Copy the lines of the data below exactly, starting at the first and stopping after the line that contains "(infl) at (304,172)"; include no pictures.

-- start DATA SECTION --

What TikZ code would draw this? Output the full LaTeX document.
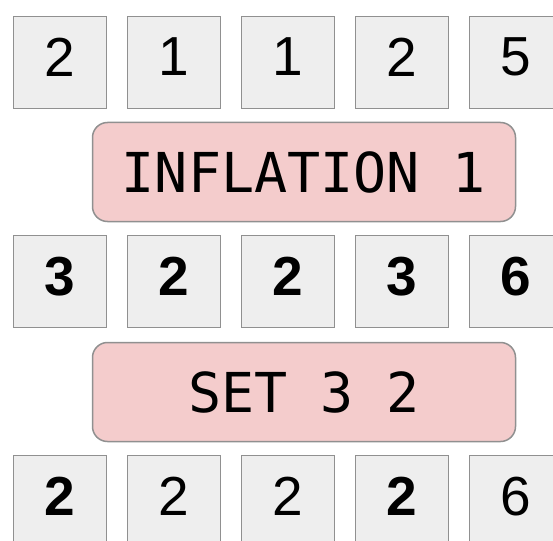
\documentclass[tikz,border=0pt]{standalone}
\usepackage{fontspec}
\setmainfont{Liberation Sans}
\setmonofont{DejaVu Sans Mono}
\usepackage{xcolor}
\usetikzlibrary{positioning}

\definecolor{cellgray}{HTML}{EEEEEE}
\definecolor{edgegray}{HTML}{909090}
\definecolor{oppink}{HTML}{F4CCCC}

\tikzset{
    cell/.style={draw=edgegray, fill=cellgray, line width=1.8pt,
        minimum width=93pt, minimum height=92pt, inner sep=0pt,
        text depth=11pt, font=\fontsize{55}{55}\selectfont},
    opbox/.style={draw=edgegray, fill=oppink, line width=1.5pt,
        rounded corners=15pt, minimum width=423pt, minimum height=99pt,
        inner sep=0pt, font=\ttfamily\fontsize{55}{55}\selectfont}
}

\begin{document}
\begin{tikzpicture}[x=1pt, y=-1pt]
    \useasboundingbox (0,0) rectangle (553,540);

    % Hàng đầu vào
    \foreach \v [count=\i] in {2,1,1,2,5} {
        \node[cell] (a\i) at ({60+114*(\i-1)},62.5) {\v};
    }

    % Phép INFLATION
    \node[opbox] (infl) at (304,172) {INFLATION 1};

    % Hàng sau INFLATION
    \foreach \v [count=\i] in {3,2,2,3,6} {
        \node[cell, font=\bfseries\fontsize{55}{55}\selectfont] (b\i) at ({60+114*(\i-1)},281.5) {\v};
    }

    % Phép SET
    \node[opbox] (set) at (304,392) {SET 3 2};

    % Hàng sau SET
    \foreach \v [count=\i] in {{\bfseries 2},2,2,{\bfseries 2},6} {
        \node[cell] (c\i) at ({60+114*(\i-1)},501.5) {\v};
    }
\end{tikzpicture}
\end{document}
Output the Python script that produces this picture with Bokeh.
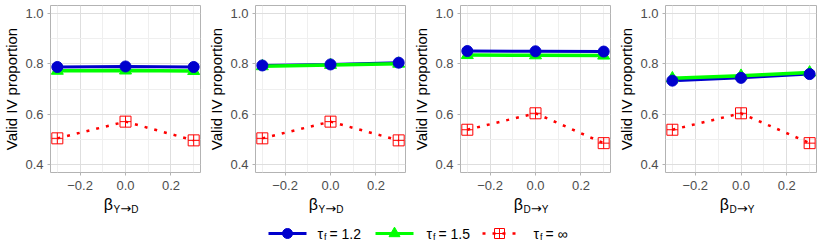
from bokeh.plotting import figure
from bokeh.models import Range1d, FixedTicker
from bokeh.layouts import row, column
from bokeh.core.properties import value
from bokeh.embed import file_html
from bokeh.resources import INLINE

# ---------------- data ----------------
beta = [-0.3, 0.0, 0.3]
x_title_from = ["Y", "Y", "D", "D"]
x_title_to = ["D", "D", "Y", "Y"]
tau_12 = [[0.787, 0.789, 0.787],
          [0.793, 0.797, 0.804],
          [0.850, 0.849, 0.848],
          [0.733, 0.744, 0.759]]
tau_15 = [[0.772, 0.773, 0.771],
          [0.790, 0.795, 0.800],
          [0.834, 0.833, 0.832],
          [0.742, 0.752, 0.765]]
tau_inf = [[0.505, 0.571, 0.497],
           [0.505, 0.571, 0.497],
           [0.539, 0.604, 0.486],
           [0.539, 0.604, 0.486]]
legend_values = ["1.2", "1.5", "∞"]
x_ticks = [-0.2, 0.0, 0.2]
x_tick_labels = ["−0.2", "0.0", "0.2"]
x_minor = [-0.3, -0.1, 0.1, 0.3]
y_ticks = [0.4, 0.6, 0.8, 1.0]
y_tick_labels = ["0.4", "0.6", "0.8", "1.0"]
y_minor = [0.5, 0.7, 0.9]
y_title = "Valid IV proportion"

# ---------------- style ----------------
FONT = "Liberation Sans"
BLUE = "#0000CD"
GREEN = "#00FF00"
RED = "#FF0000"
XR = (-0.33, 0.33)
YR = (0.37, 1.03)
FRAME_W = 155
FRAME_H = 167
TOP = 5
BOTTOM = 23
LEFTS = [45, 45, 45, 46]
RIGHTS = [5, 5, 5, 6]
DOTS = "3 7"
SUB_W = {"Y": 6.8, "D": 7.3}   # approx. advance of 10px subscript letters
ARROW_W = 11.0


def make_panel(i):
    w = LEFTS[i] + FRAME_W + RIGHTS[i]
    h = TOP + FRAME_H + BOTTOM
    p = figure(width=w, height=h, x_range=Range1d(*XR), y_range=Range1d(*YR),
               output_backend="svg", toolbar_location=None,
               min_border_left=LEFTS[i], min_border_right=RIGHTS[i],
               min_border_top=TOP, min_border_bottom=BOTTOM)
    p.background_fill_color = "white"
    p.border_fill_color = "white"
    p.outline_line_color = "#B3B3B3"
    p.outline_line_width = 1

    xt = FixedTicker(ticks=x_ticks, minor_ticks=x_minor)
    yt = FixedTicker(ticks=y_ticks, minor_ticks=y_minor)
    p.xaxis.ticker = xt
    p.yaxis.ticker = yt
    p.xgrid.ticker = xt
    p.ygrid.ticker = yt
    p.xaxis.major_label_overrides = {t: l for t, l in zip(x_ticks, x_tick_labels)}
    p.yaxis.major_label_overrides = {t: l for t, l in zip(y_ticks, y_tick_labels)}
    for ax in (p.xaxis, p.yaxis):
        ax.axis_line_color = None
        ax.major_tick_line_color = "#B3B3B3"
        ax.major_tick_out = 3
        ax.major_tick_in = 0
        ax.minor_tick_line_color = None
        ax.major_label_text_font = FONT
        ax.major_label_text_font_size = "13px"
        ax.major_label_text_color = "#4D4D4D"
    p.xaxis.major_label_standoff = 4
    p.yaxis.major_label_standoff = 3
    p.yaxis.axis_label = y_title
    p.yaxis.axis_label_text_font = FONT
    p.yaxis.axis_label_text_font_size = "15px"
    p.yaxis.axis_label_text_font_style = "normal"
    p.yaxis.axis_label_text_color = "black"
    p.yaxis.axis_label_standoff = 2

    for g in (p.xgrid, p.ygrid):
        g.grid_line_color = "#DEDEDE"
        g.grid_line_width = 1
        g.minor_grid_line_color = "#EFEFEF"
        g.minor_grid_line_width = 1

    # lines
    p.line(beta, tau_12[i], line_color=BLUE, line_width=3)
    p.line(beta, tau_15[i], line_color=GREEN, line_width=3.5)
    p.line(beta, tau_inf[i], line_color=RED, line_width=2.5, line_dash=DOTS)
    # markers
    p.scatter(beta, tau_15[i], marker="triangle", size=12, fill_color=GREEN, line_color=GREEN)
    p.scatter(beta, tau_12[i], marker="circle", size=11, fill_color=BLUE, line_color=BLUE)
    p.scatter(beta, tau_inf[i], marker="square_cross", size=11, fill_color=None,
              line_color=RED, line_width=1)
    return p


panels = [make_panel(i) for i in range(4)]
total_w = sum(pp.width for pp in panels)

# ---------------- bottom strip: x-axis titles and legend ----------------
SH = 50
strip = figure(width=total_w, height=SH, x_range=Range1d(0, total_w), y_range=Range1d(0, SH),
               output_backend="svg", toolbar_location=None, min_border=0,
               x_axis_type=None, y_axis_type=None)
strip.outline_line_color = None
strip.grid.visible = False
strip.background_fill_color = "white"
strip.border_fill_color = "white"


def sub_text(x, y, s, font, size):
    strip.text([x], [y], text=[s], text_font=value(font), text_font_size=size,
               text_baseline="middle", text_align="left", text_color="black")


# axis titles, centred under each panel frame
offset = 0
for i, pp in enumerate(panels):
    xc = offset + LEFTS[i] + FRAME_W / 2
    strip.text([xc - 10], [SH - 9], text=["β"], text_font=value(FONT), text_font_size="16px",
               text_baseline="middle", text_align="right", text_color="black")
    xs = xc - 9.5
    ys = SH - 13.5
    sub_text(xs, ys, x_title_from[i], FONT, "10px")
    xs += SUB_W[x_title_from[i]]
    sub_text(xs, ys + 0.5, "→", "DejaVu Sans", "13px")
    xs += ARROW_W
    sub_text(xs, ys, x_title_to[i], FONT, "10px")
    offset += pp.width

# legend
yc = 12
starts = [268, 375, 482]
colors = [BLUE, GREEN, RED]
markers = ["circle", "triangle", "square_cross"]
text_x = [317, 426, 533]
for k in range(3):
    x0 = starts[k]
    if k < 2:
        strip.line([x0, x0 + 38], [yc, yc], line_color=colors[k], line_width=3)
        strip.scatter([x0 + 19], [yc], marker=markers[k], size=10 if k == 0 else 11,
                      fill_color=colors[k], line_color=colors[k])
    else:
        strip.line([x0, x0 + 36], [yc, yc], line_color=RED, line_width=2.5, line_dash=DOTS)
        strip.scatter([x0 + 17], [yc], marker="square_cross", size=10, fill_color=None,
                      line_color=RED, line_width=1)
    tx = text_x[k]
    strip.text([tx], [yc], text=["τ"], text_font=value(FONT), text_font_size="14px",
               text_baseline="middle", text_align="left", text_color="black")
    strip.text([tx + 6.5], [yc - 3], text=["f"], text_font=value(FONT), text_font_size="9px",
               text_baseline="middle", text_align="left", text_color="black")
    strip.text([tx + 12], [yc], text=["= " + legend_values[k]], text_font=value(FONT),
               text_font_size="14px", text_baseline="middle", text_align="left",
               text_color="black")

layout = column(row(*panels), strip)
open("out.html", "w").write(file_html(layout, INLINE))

-- end DATA SECTION --

=== THE COMPLETED TASK ===
What TikZ code would draw this? Output the full LaTeX document.
\documentclass[tikz,border=0pt]{standalone}
\usepackage{fontspec}
\setmainfont{Liberation Sans}
\setmonofont{DejaVu Sans Mono}
\usepackage{xcolor}
\usetikzlibrary{positioning}

\definecolor{cellgray}{HTML}{EEEEEE}
\definecolor{edgegray}{HTML}{909090}
\definecolor{oppink}{HTML}{F4CCCC}

\tikzset{
    cell/.style={draw=edgegray, fill=cellgray, line width=1.8pt,
        minimum width=93pt, minimum height=92pt, inner sep=0pt,
        text depth=11pt, font=\fontsize{55}{55}\selectfont},
    opbox/.style={draw=edgegray, fill=oppink, line width=1.5pt,
        rounded corners=15pt, minimum width=423pt, minimum height=99pt,
        inner sep=0pt, font=\ttfamily\fontsize{55}{55}\selectfont}
}

\begin{document}
\begin{tikzpicture}[x=1pt, y=-1pt]
    \useasboundingbox (0,0) rectangle (553,540);

    % Hàng đầu vào
    \foreach \v [count=\i] in {2,1,1,2,5} {
        \node[cell] (a\i) at ({60+114*(\i-1)},62.5) {\v};
    }

    % Phép INFLATION
    \node[opbox] (infl) at (304,172) {INFLATION 1};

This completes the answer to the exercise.